How we measure our success now

Are we happy? Will this make us happier or not? Happiness isn’t a simple thing to measure or achieve but for any choice we make now, we are focusing on which option makes us happier rather than what makes us more money or what helps us keep up with the rest of society. We are by no means perfect at applying this yet but we’ve come pretty far in the last six months and we’re both excited for what the next few years hold for us as we get better at making our happiness our biggest priority. It sounds sort of selfish in a way focusing on just your happiness but luckily it’s hard to be happy without having a positive impact on others. What actually makes each person in the world happy is different from person to person but I think there are a few consistent things:
  • helping others & doing good deeds;
  • spending time with people you love;
  • doing the things you’re passionate about; and
  • doing things that allow you to be creative.

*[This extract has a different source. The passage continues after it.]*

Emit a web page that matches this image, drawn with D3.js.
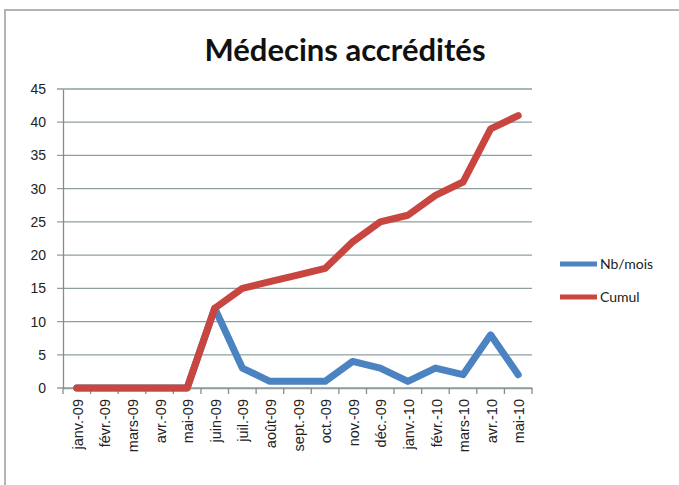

Happiness is a beautiful, complicated thing that deserves more than a paragraph so maybe we’ll share more once we’ve figured out more for ourselves. I’ve made one big step towards a happier life already this year. I’m moving away from the safety of a well paid, secure job (that I’m not very passionate about). I’m still happy I spent years studying to become an accountant as I do enjoy a lot of the work (YAY spreadsheets!) but I need to find a role that I’m more passionate about to apply my skills to. I’m taking a slow and gradual approach to the move (this works well for both me and my employer) so from September I’ll be moving to part time (two or three days a week) then finishing up completely in November. It’s a little scary not knowing what I’m going to do. I don’t know if I’ll be able to follow my dream of starting my own business or whether I’ll just use the spare time to recharge and take a break for a bit but I won’t find out if I don’t try. Life is short after all!